Is it dementia, a psychotic break or a UTI? Has pain medication use become an addiction? Is that a normal amount of sleep or an indication of depression?
Identifying and treating behavioral health and substance abuse issues is made all the more challenging by the host of comorbid conditions that often accompanies elderly patients. Michael Genovese, MD, JD, chief medical officer for Nashville-headquartered Acadia Healthcare, shared insights on addressing special considerations in the geriatric population.
Michael Genovese, MD, JD
Genovese, a clinical psychiatrist and addiction specialist, said onset of behavioral health conditions and substance use disorder can occur at any point in a person's life. The goal, he continued, is to recognize behavioral changes and to intervene to improve quality of life ... no matter what a patient's stage in life.
"We have to be really careful with diagnosis. There are a lot of things in the geriatric population that can mimic psychiatric symptoms but have a medical etiology," said Genovese. "It's absolutely essential you provide a thorough physical exam so you can rule out an underlying medical condition. One of the things I always ask medical students is, 'What's the first thing you should think of when an elderly patient presents with delirium?'" The answer, he continued, is to check for a urinary tract infection.
While physical health issues might mimic behavioral health conditions, Genovese said it's equally important not fall into the opposite trap of thinking new psychiatric symptoms won't arise as someone ages. Just because a patient hasn't exhibited signs of depression in the first seven decades of life doesn't mean they might not in their eighth decade.
"Age does not confer immunity to depression," said Genovese. "It's important to observe and also to listen. If an older patient tells you they feel sad or depressed, it's important not to dismiss that."
Genovese said the most common disorders among geriatric patients are anxiety disorders, mood disorders including major depression, suicidal ideation, destructive anger, bipolar disorder and failure to thrive.
Alcoholism and prescription drug abuse are other issues providers should consider. "Substance use disorders do not discriminate based on age," Genovese pointed out. "Alcohol Use Disorder is a chronic, progressive disease," he continued, noting those who were able to maintain some sort of functionality when younger find it increasingly difficult to do so with age. For others, abuse begins in later years. "People can get started because they're trying to numb the emotional pain they didn't have before," he said of the grief that comes from losing a spouse, child, friends and independence.
Clear communication, he added, is critically important for both older patients and their caregiver support systems. Because older patients are more likely to sustain falls or have illnesses that lead to pain medication prescriptions, there is a heightened possibility for abuse ... even if it's accidental.

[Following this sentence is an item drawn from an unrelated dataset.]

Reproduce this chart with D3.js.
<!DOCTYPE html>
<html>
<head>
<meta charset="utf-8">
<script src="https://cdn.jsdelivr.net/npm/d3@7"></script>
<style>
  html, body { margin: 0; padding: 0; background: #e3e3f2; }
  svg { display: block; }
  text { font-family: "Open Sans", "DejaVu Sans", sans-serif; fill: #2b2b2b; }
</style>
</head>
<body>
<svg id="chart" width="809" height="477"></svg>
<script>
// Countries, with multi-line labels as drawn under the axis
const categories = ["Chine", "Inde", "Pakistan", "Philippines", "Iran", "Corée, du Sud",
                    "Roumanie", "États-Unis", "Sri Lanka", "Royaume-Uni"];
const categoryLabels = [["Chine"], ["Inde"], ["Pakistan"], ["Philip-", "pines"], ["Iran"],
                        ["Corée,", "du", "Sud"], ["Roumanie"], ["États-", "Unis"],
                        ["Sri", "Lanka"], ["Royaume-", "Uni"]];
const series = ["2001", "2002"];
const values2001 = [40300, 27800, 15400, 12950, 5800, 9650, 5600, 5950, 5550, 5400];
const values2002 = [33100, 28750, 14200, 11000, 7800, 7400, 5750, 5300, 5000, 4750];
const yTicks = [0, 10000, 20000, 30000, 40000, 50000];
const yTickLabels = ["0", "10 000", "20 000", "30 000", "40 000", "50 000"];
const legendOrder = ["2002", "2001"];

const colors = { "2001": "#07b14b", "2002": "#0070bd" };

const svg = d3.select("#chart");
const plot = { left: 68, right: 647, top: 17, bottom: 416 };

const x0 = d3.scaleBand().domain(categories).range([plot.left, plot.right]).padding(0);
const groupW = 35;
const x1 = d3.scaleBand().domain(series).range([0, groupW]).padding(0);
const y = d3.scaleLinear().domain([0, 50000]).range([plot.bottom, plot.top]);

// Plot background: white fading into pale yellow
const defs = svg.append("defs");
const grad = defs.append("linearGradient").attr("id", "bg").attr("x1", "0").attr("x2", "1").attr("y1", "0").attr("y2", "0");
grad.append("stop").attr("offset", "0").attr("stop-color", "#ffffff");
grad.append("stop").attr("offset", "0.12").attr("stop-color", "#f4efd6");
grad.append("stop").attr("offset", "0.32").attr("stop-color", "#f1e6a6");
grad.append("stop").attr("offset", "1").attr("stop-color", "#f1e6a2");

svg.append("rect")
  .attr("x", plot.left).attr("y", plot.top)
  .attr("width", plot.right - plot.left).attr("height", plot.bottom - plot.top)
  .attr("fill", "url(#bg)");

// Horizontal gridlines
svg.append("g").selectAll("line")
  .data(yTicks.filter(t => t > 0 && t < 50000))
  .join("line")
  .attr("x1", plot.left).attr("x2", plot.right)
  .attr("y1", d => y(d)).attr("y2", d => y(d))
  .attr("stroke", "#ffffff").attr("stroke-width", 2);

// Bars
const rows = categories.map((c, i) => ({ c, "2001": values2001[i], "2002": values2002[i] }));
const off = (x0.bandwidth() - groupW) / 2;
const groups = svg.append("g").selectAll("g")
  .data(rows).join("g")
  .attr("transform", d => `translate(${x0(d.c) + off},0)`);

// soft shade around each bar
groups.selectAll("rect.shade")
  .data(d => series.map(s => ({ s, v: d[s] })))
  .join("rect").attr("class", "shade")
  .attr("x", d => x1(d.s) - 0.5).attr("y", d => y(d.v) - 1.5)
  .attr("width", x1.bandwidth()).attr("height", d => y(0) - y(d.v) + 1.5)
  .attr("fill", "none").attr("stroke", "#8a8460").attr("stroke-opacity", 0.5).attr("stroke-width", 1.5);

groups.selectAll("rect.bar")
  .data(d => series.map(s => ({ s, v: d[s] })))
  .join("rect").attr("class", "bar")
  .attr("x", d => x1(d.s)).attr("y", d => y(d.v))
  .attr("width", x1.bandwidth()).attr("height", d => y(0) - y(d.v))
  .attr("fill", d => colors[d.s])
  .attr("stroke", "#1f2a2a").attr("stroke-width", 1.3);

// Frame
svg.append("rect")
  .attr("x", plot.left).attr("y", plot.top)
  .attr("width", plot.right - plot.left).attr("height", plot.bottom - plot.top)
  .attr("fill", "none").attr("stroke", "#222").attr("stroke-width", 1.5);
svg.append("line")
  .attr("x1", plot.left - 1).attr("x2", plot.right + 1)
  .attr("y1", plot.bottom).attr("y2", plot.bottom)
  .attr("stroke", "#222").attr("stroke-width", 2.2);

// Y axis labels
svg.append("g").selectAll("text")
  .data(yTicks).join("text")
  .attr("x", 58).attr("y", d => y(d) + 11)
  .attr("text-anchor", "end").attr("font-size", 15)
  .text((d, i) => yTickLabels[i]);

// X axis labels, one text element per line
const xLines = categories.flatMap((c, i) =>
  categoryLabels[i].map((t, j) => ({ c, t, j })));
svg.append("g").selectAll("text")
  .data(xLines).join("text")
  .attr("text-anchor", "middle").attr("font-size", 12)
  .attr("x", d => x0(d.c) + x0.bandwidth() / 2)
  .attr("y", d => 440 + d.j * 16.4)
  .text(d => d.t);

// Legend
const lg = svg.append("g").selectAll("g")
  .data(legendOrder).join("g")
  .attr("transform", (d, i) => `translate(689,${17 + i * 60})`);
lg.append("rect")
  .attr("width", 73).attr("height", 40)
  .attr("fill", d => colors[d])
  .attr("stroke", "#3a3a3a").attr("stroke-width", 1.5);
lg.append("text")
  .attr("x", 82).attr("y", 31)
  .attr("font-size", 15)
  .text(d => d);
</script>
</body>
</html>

Genovese shared the story of a woman prescribed an opioid with a label that said, 'use three times a day as needed for pain." Trying to be a good patient, she took the medicine three times a day, every day, until she became addicted. "We see a lot more iatrogenic addiction in older patients," he added.
Comorbidities & Treatment
"The complexity of geriatric patients can differ from that of younger patients," said Genovese. "Older patients often present with complex medical comorbidities with the constellation of issues ranging from diabetes to heart conditions and stroke."
Because of that, he continued, "The pharmacology can be a lot more complex." For example, Genovese noted, lithium is widely used in treating bipolar disorder but would not be a viable option for an older patient with renal disease. Similarly, geriatric patients are often on a blood thinner, which impacts prescription decisions for treating a number of mental health disorders.
Genovese said close supervision is required, particularly on the front end, when an elderly patient starts a new regimen. "They need daily medical monitoring while receiving behavioral health treatment, so it's much more staff intensive," he said.
Marveling at the myriad conditions primary care providers manage, Genovese said it's always good to know when to call in reinforcements. "When they start to feel this might be beyond their purview for managing disease, really good doctors have a really low threshold for requesting consultation. Collaboration is key in medicine."
For some patients, the solution is an acute care admission to a facility like Acadia's TrustPoint Hospital in Murfreesboro, which has a senior psychiatric unit. With a typical stay of 10-14 days, patients are evaluated, begin a treatment regimen and are closely monitored. Once stabilized, patients return to the care of their community provider and hopefully to a prior level of function.
"You certainly don't want to dismiss how they feel, but you really want to observe functioning as a hallmark of treatment," said Genovese. Just as psychiatric disorders can occur at any age, so too can help and healing.